What the v19 Defense Evasion Split Does to Your Layers

ATT&CK Lead Adam Pennington flagged the upcoming releases as “most likely to break your products,” and v18 (October 2025) already retired the Data Sources object in favor of Detection Strategies. v19 is the structural one for emulation work. The replacement structure, drawn from Lauren Lusty’s ATT&CK blog post and confirmed in MITRE’s release notes:

TA0005 Stealth covers techniques where an adversary blends into legitimate behavior while your defenses are still running — T1036 Masquerading, T1027 Obfuscated Files or Information, T1218 System Binary Proxy Execution, T1564 Hide Artifacts. The adversary is operating below the detection threshold, not breaking detection.

The new Impair Defenses tactic (which gets a fresh tactic ID, with the old T1562 technique elevated) covers active sabotage — disabling EDR agents, modifying firewall rules, killing logging. Defenses have been compromised, not bypassed.

Most technique IDs aren’t changing — only the tactic association moves, which is far less disruptive than a mass renumber. Three techniques are leaving the former Defense Evasion space entirely (MITRE is shipping a crosswalk with the release). Email Spoofing and Impersonation techniques are reorganizing under a new Social Engineering technique. This is Enterprise-only; Mobile and ICS are unchanged. Mobile keeps its own TA0030 Defense Evasion tactic.

For Navigator users, the practical impact is concentrated in three places. Saved layers pinned to v17 or v18 will keep working — Navigator supports loading older versions — but layer-upgrade workflows to v19 will reshuffle every annotated TA0005 technique into either Stealth or Impair Defenses. Calculated layers that subtract by tactic (rare but possible via comment-based filters) need to be rewritten.

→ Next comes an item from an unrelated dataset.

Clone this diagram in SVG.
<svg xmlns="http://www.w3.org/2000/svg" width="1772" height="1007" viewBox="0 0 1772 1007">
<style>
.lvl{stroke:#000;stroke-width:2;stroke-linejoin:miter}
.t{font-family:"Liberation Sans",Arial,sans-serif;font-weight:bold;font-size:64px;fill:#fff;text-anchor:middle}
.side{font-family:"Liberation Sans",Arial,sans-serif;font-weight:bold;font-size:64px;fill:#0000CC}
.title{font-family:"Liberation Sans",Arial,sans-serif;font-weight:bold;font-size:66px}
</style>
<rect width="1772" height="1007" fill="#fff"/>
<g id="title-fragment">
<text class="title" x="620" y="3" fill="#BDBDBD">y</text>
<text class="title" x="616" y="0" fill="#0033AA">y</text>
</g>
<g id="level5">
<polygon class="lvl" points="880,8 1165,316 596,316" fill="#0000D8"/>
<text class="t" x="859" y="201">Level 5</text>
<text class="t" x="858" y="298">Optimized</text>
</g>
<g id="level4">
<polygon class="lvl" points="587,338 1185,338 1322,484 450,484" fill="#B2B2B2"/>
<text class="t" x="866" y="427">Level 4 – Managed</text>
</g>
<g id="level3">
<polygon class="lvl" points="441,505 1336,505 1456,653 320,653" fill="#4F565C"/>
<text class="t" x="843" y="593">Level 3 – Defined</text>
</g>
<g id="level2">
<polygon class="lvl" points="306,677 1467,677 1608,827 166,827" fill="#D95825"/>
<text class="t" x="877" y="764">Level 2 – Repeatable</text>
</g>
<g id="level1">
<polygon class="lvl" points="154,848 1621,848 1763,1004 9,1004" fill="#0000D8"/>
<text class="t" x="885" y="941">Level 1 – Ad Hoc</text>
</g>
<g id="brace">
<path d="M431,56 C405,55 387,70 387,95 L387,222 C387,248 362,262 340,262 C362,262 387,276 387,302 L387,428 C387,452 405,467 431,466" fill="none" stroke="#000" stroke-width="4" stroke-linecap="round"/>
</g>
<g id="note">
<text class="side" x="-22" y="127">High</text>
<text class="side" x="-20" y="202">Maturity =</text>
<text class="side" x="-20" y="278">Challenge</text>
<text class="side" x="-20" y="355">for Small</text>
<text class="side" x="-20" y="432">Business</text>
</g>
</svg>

And any internal documentation that uses Defense Evasion as shorthand needs an editing pass.

If you maintain emulation libraries that group atomics by tactic, that’s the priority sweep. The behaviors don’t change. The bucket they sit in does.

What This Tool Won’t Do

Navigator is a 2D matrix. Adversary behavior is a graph — branching conditional steps, retries, fallbacks, post-exploitation choices. A layer can tell you Salt Typhoon uses both T1190 and T1078, but not that one comes before the other in a specific campaign, or that one substitutes for the other when the first fails. For procedure-level sequencing you need an emulation plan format — the Center for Threat-Informed Defense’s YAML schema, CALDERA adversary profiles, or Atomic Red Team’s invocation order.

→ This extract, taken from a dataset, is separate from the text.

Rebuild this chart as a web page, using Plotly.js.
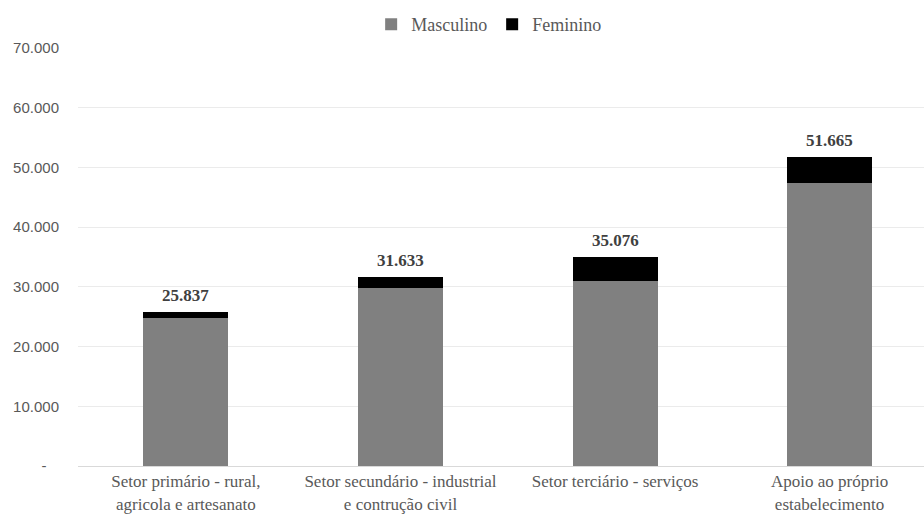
<!DOCTYPE html>
<html>
<head>
<meta charset="utf-8">
<script src="https://cdn.plot.ly/plotly-3.0.1.min.js"></script>
<style>
  html, body { margin: 0; padding: 0; background: #fff; }
  #chart { width: 924px; height: 515px; }
</style>
</head>
<body>
<div id="chart"></div>
<script>
// Setores de atividade
const categories = [
  'Setor primário - rural,<br>agricola e artesanato',
  'Setor secundário - industrial<br>e contrução civil',
  'Setor terciário - serviços',
  'Apoio ao próprio<br>estabelecimento'
];
// Total por setor (rótulos acima das barras)
const totals = [25837, 31633, 35076, 51665];
// Parcela masculina
const masculino = [24750, 29750, 30900, 47400];
// Parcela feminina = total - masculino
const feminino = totals.map((t, i) => t - masculino[i]);

// Eixo Y em formato contábil: zero aparece como traço
const yTickVals = [0, 10000, 20000, 30000, 40000, 50000, 60000, 70000];
const yTickText = ['-\u00a0\u00a0\u00a0', '10.000', '20.000', '30.000', '40.000', '50.000', '60.000', '70.000'];
const totalLabels = ['25.837', '31.633', '35.076', '51.665'];

const xIdx = categories.map((_, i) => i);
const serif = 'Liberation Serif';
const sans = 'Liberation Sans';

const traces = [
  {
    type: 'bar', name: 'Masculino', x: xIdx, y: masculino,
    marker: { color: '#808080' }, width: 0.396, hoverinfo: 'skip'
  },
  {
    type: 'bar', name: 'Feminino', x: xIdx, y: feminino,
    marker: { color: '#000000' }, width: 0.396, hoverinfo: 'skip'
  }
];

const annotations = totals.map((t, i) => ({
  x: i, y: t, xref: 'x', yref: 'y',
  text: '<b>' + totalLabels[i] + '</b>',
  showarrow: false, yanchor: 'bottom', yshift: 5,
  font: { family: serif, size: 17, color: '#404040' }
}));

const layout = {
  width: 924, height: 515,
  font: { family: serif, size: 16, color: '#595959' },
  margin: { l: 78, r: 0, t: 48, b: 48.5 },
  paper_bgcolor: '#ffffff', plot_bgcolor: '#ffffff',
  barmode: 'stack',
  showlegend: true,
  legend: {
    orientation: 'h', traceorder: 'normal',
    x: 0.486, xanchor: 'center', y: 1.056, yanchor: 'middle',
    font: { family: serif, size: 18, color: '#595959' },
    itemwidth: 30
  },
  xaxis: {
    range: [-0.503, 3.44],
    tickvals: xIdx, ticktext: categories,
    showgrid: false, zeroline: false,
    showline: true, linecolor: '#d9d9d9', linewidth: 1,
    ticks: '', fixedrange: true,
    tickfont: { family: serif, size: 17, color: '#595959' }
  },
  yaxis: {
    range: [0, 70000],
    tickvals: yTickVals, ticktext: yTickText,
    showgrid: true, gridcolor: '#ebebeb', gridwidth: 1,
    zeroline: false, showline: false, ticks: '',
    ticklabelstandoff: 18, fixedrange: true,
    tickfont: { family: sans, size: 15, color: '#595959' }
  },
  annotations: annotations
};

Plotly.newPlot('chart', traces, layout, { displayModeBar: false, staticPlot: true });
</script>
</body>
</html>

Navigator also does not validate detection. A green-coded technique is a claim, not a measurement. Every score on a coverage layer is unverified until an emulation tool actually executes the technique and your stack is observed catching it. Teams that conflate “we have a Sigma rule for T1059.001” with “we detect T1059.001” produce coverage layers that are political artifacts, not technical ones.

And Navigator’s web instance, while convenient, is not an audit trail. Layer files are JSON blobs. They don’t sign, they don’t version themselves, they don’t track who changed what. If coverage data drives compliance reporting or executive decisions, version-control the layers in a Git repo and treat the rendered Navigator view as a presentation layer over a real source of truth.

FAQ

Do I need to install anything to use Navigator?

No. The hosted instance at mitre-attack.github.io/attack-navigator/ works in any modern browser, with no account and no server-side storage of layer files. Local hosting matters when you need air-gapped operation, custom STIX bundles, or organizational policy reasons not to load coverage data into a browser session on the public internet.

How is Navigator different from ATT&CK Workbench?

Workbench is for editing the ATT&CK knowledge base itself — extending it with internal techniques, custom groups, or proprietary intel. Navigator is for annotating a knowledge base. Most teams use Navigator alone. Teams that maintain internal threat intelligence as ATT&CK extensions run a Workbench instance and point Navigator’s config.json at it.

Should I migrate to v19 immediately?

For active emulation projects, wait a week or two after release for crosswalks and tooling to stabilize. CALDERA, Atomic Red Team, and most commercial detection-mapping tools will need updates to align with the new tactic structure. Existing v18 layers continue to work; the migration is not time-pressured for ongoing operations.

Can Navigator handle ICS and Mobile?

Yes, since v4.0. Each layer is scoped to one domain. The Mobile and ICS matrices are smaller and less frequently updated than Enterprise, but the same workflow applies. ICS in particular benefits from emulation planning because the attacker population is narrower and the per-technique stakes are higher.

Where This Belongs in Your Program

Navigator is what closes the loop between threat intelligence and detection engineering. CTI teams produce reports. Detection engineers write rules. Without a shared visualization, those two functions argue at different levels of abstraction. A coverage layer overlaid on an adversary layer is the cheapest artifact in security that forces both teams to look at the same picture.

The honest version of using ATT&CK Navigator in 2026 isn’t installing it and clicking around. It’s running the loop — pick threat, layer, score, gap, emulate, re-score — quarterly per priority adversary. The output is a small number of validated detections and a much larger backlog of work, plotted against the v19 matrix that drops Tuesday. That backlog is the thing. The colored squares are just how you remember what’s in it.